-- THE EXERCISE --
Set down each line of the material that follows, exactly, with no pictures.

-- SUPPLIED MATERIAL --
■ ■ ■ ■ ■

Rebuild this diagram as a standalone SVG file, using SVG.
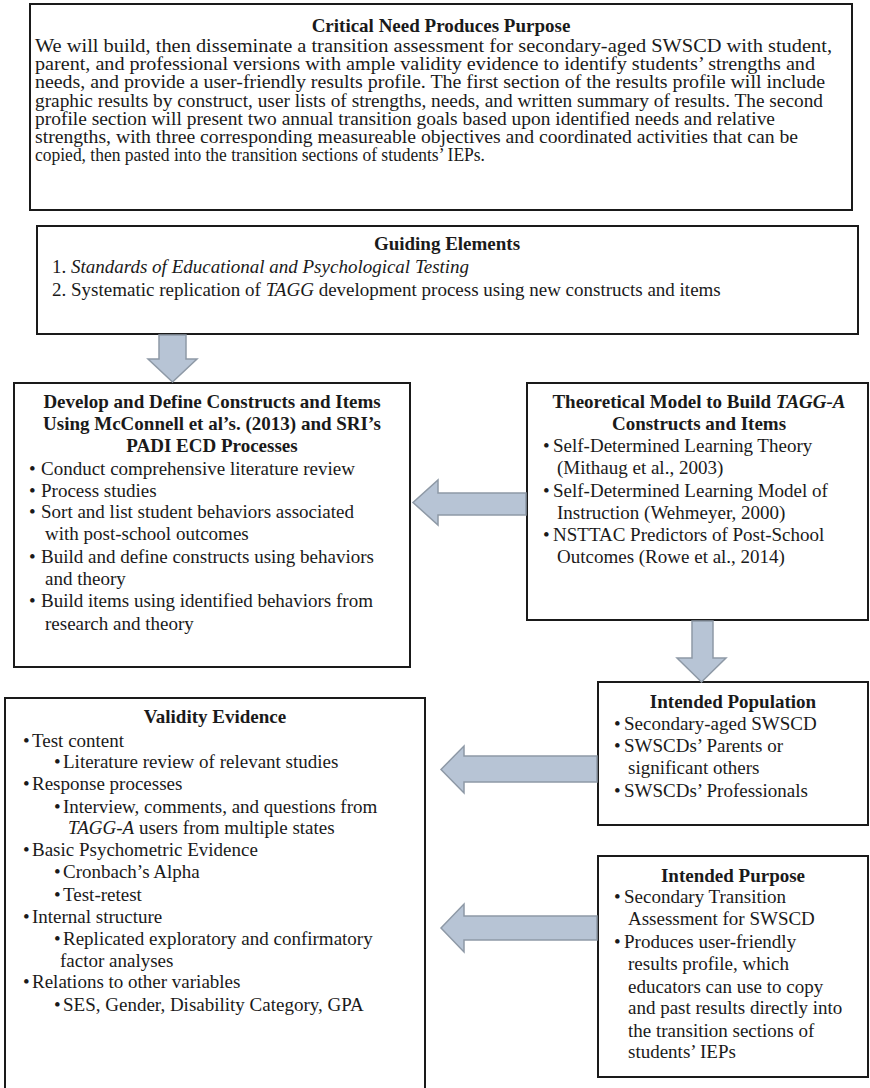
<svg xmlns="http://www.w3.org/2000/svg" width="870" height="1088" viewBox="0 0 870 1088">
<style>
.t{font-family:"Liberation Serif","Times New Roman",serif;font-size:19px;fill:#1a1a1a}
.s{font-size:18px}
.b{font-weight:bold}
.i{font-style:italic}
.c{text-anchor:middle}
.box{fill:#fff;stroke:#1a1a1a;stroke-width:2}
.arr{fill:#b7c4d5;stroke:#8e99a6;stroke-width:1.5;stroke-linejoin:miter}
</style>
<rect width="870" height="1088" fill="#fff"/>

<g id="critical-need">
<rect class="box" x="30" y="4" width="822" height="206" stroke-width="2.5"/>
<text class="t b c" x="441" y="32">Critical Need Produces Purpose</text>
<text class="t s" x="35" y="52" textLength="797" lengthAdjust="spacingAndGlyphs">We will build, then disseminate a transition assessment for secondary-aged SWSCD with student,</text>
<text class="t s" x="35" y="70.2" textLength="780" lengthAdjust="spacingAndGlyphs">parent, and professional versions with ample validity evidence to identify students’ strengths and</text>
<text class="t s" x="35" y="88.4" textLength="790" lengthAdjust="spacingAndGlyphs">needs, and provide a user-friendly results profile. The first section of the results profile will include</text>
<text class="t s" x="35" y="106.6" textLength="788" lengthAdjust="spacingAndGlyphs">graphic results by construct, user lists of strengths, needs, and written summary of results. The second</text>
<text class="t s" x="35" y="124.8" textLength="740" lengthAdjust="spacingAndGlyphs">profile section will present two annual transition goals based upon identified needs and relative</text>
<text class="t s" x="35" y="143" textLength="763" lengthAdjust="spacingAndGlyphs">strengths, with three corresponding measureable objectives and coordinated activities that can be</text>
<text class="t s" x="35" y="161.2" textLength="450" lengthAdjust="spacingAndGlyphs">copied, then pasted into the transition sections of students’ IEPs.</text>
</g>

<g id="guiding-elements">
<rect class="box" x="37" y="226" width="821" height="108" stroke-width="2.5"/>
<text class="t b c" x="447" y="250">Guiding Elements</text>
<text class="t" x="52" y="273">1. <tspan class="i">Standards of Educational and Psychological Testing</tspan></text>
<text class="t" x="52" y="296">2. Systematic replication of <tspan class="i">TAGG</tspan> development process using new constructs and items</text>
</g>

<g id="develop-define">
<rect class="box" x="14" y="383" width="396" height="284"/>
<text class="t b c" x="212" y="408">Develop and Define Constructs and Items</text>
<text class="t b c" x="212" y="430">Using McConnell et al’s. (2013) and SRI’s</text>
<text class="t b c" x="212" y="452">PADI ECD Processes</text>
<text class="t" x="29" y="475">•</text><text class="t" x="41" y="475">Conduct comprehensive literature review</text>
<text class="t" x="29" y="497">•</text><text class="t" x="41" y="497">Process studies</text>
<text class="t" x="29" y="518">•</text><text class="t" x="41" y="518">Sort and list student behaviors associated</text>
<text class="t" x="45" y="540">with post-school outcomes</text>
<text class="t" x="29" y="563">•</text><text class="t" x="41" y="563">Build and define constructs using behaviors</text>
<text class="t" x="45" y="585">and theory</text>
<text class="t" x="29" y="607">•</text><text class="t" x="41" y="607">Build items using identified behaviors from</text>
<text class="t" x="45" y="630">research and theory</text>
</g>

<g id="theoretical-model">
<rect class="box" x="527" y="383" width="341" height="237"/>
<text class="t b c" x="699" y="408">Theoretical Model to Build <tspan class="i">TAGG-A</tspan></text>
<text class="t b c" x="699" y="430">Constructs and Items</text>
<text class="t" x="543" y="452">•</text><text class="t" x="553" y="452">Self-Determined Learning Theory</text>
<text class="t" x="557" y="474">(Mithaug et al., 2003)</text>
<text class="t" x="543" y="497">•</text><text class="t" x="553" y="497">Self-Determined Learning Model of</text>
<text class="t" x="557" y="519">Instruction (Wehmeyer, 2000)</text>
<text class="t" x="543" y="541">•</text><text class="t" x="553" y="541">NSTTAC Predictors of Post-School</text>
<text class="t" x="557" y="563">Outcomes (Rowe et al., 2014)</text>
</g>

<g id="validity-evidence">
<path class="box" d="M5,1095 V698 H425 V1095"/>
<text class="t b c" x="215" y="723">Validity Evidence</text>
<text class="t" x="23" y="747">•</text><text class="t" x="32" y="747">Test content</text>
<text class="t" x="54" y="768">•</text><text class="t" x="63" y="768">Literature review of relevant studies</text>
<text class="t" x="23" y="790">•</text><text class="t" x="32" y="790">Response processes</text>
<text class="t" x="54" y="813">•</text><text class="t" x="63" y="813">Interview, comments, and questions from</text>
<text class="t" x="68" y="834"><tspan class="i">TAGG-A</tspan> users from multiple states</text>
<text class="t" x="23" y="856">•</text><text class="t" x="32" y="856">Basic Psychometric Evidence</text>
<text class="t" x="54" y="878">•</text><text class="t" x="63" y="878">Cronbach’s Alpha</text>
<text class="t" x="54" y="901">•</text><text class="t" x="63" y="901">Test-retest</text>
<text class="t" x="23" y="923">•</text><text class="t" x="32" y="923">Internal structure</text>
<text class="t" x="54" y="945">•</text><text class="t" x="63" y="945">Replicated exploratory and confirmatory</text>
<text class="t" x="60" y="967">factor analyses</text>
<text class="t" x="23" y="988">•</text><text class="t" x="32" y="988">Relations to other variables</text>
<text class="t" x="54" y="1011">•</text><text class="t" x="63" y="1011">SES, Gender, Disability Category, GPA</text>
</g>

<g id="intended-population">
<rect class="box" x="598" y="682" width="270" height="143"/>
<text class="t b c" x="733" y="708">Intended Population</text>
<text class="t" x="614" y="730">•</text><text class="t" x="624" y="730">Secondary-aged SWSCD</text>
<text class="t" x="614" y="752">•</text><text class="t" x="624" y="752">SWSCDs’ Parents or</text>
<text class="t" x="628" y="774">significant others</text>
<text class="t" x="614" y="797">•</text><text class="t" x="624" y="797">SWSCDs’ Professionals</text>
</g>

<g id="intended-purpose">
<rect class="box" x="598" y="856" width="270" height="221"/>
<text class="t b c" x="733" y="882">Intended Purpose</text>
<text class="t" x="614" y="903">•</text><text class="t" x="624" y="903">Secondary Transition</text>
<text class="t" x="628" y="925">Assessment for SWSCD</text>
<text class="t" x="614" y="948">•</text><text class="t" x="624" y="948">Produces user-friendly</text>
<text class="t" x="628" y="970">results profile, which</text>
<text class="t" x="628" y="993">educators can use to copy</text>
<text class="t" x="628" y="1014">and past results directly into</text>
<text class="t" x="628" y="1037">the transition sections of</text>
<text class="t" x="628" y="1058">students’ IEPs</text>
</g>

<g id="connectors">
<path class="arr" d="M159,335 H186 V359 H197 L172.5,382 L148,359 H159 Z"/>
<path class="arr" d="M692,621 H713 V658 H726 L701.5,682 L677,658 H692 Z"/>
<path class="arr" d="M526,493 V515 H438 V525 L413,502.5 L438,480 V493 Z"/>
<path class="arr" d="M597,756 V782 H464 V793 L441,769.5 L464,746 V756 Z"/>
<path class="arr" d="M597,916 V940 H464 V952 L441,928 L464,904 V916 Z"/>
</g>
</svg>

■ ■ ■ ■ ■

-- ANSWER --
Rebuild this diagram as a standalone SVG file, using SVG.
<svg xmlns="http://www.w3.org/2000/svg" width="870" height="1088" viewBox="0 0 870 1088">
<style>
.t{font-family:"Liberation Serif","Times New Roman",serif;font-size:19px;fill:#1a1a1a}
.s{font-size:18px}
.b{font-weight:bold}
.i{font-style:italic}
.c{text-anchor:middle}
.box{fill:#fff;stroke:#1a1a1a;stroke-width:2}
.arr{fill:#b7c4d5;stroke:#8e99a6;stroke-width:1.5;stroke-linejoin:miter}
</style>
<rect width="870" height="1088" fill="#fff"/>

<g id="critical-need">
<rect class="box" x="30" y="4" width="822" height="206" stroke-width="2.5"/>
<text class="t b c" x="441" y="32">Critical Need Produces Purpose</text>
<text class="t s" x="35" y="52" textLength="797" lengthAdjust="spacingAndGlyphs">We will build, then disseminate a transition assessment for secondary-aged SWSCD with student,</text>
<text class="t s" x="35" y="70.2" textLength="780" lengthAdjust="spacingAndGlyphs">parent, and professional versions with ample validity evidence to identify students’ strengths and</text>
<text class="t s" x="35" y="88.4" textLength="790" lengthAdjust="spacingAndGlyphs">needs, and provide a user-friendly results profile. The first section of the results profile will include</text>
<text class="t s" x="35" y="106.6" textLength="788" lengthAdjust="spacingAndGlyphs">graphic results by construct, user lists of strengths, needs, and written summary of results. The second</text>
<text class="t s" x="35" y="124.8" textLength="740" lengthAdjust="spacingAndGlyphs">profile section will present two annual transition goals based upon identified needs and relative</text>
<text class="t s" x="35" y="143" textLength="763" lengthAdjust="spacingAndGlyphs">strengths, with three corresponding measureable objectives and coordinated activities that can be</text>
<text class="t s" x="35" y="161.2" textLength="450" lengthAdjust="spacingAndGlyphs">copied, then pasted into the transition sections of students’ IEPs.</text>
</g>

<g id="guiding-elements">
<rect class="box" x="37" y="226" width="821" height="108" stroke-width="2.5"/>
<text class="t b c" x="447" y="250">Guiding Elements</text>
<text class="t" x="52" y="273">1. <tspan class="i">Standards of Educational and Psychological Testing</tspan></text>
<text class="t" x="52" y="296">2. Systematic replication of <tspan class="i">TAGG</tspan> development process using new constructs and items</text>
</g>

<g id="develop-define">
<rect class="box" x="14" y="383" width="396" height="284"/>
<text class="t b c" x="212" y="408">Develop and Define Constructs and Items</text>
<text class="t b c" x="212" y="430">Using McConnell et al’s. (2013) and SRI’s</text>
<text class="t b c" x="212" y="452">PADI ECD Processes</text>
<text class="t" x="29" y="475">•</text><text class="t" x="41" y="475">Conduct comprehensive literature review</text>
<text class="t" x="29" y="497">•</text><text class="t" x="41" y="497">Process studies</text>
<text class="t" x="29" y="518">•</text><text class="t" x="41" y="518">Sort and list student behaviors associated</text>
<text class="t" x="45" y="540">with post-school outcomes</text>
<text class="t" x="29" y="563">•</text><text class="t" x="41" y="563">Build and define constructs using behaviors</text>
<text class="t" x="45" y="585">and theory</text>
<text class="t" x="29" y="607">•</text><text class="t" x="41" y="607">Build items using identified behaviors from</text>
<text class="t" x="45" y="630">research and theory</text>
</g>

<g id="theoretical-model">
<rect class="box" x="527" y="383" width="341" height="237"/>
<text class="t b c" x="699" y="408">Theoretical Model to Build <tspan class="i">TAGG-A</tspan></text>
<text class="t b c" x="699" y="430">Constructs and Items</text>
<text class="t" x="543" y="452">•</text><text class="t" x="553" y="452">Self-Determined Learning Theory</text>
<text class="t" x="557" y="474">(Mithaug et al., 2003)</text>
<text class="t" x="543" y="497">•</text><text class="t" x="553" y="497">Self-Determined Learning Model of</text>
<text class="t" x="557" y="519">Instruction (Wehmeyer, 2000)</text>
<text class="t" x="543" y="541">•</text><text class="t" x="553" y="541">NSTTAC Predictors of Post-School</text>
<text class="t" x="557" y="563">Outcomes (Rowe et al., 2014)</text>
</g>

<g id="validity-evidence">
<path class="box" d="M5,1095 V698 H425 V1095"/>
<text class="t b c" x="215" y="723">Validity Evidence</text>
<text class="t" x="23" y="747">•</text><text class="t" x="32" y="747">Test content</text>
<text class="t" x="54" y="768">•</text><text class="t" x="63" y="768">Literature review of relevant studies</text>
<text class="t" x="23" y="790">•</text><text class="t" x="32" y="790">Response processes</text>
<text class="t" x="54" y="813">•</text><text class="t" x="63" y="813">Interview, comments, and questions from</text>
<text class="t" x="68" y="834"><tspan class="i">TAGG-A</tspan> users from multiple states</text>
<text class="t" x="23" y="856">•</text><text class="t" x="32" y="856">Basic Psychometric Evidence</text>
<text class="t" x="54" y="878">•</text><text class="t" x="63" y="878">Cronbach’s Alpha</text>
<text class="t" x="54" y="901">•</text><text class="t" x="63" y="901">Test-retest</text>
<text class="t" x="23" y="923">•</text><text class="t" x="32" y="923">Internal structure</text>
<text class="t" x="54" y="945">•</text><text class="t" x="63" y="945">Replicated exploratory and confirmatory</text>
<text class="t" x="60" y="967">factor analyses</text>
<text class="t" x="23" y="988">•</text><text class="t" x="32" y="988">Relations to other variables</text>
<text class="t" x="54" y="1011">•</text><text class="t" x="63" y="1011">SES, Gender, Disability Category, GPA</text>
</g>

<g id="intended-population">
<rect class="box" x="598" y="682" width="270" height="143"/>
<text class="t b c" x="733" y="708">Intended Population</text>
<text class="t" x="614" y="730">•</text><text class="t" x="624" y="730">Secondary-aged SWSCD</text>
<text class="t" x="614" y="752">•</text><text class="t" x="624" y="752">SWSCDs’ Parents or</text>
<text class="t" x="628" y="774">significant others</text>
<text class="t" x="614" y="797">•</text><text class="t" x="624" y="797">SWSCDs’ Professionals</text>
</g>

<g id="intended-purpose">
<rect class="box" x="598" y="856" width="270" height="221"/>
<text class="t b c" x="733" y="882">Intended Purpose</text>
<text class="t" x="614" y="903">•</text><text class="t" x="624" y="903">Secondary Transition</text>
<text class="t" x="628" y="925">Assessment for SWSCD</text>
<text class="t" x="614" y="948">•</text><text class="t" x="624" y="948">Produces user-friendly</text>
<text class="t" x="628" y="970">results profile, which</text>
<text class="t" x="628" y="993">educators can use to copy</text>
<text class="t" x="628" y="1014">and past results directly into</text>
<text class="t" x="628" y="1037">the transition sections of</text>
<text class="t" x="628" y="1058">students’ IEPs</text>
</g>

<g id="connectors">
<path class="arr" d="M159,335 H186 V359 H197 L172.5,382 L148,359 H159 Z"/>
<path class="arr" d="M692,621 H713 V658 H726 L701.5,682 L677,658 H692 Z"/>
<path class="arr" d="M526,493 V515 H438 V525 L413,502.5 L438,480 V493 Z"/>
<path class="arr" d="M597,756 V782 H464 V793 L441,769.5 L464,746 V756 Z"/>
<path class="arr" d="M597,916 V940 H464 V952 L441,928 L464,904 V916 Z"/>
</g>
</svg>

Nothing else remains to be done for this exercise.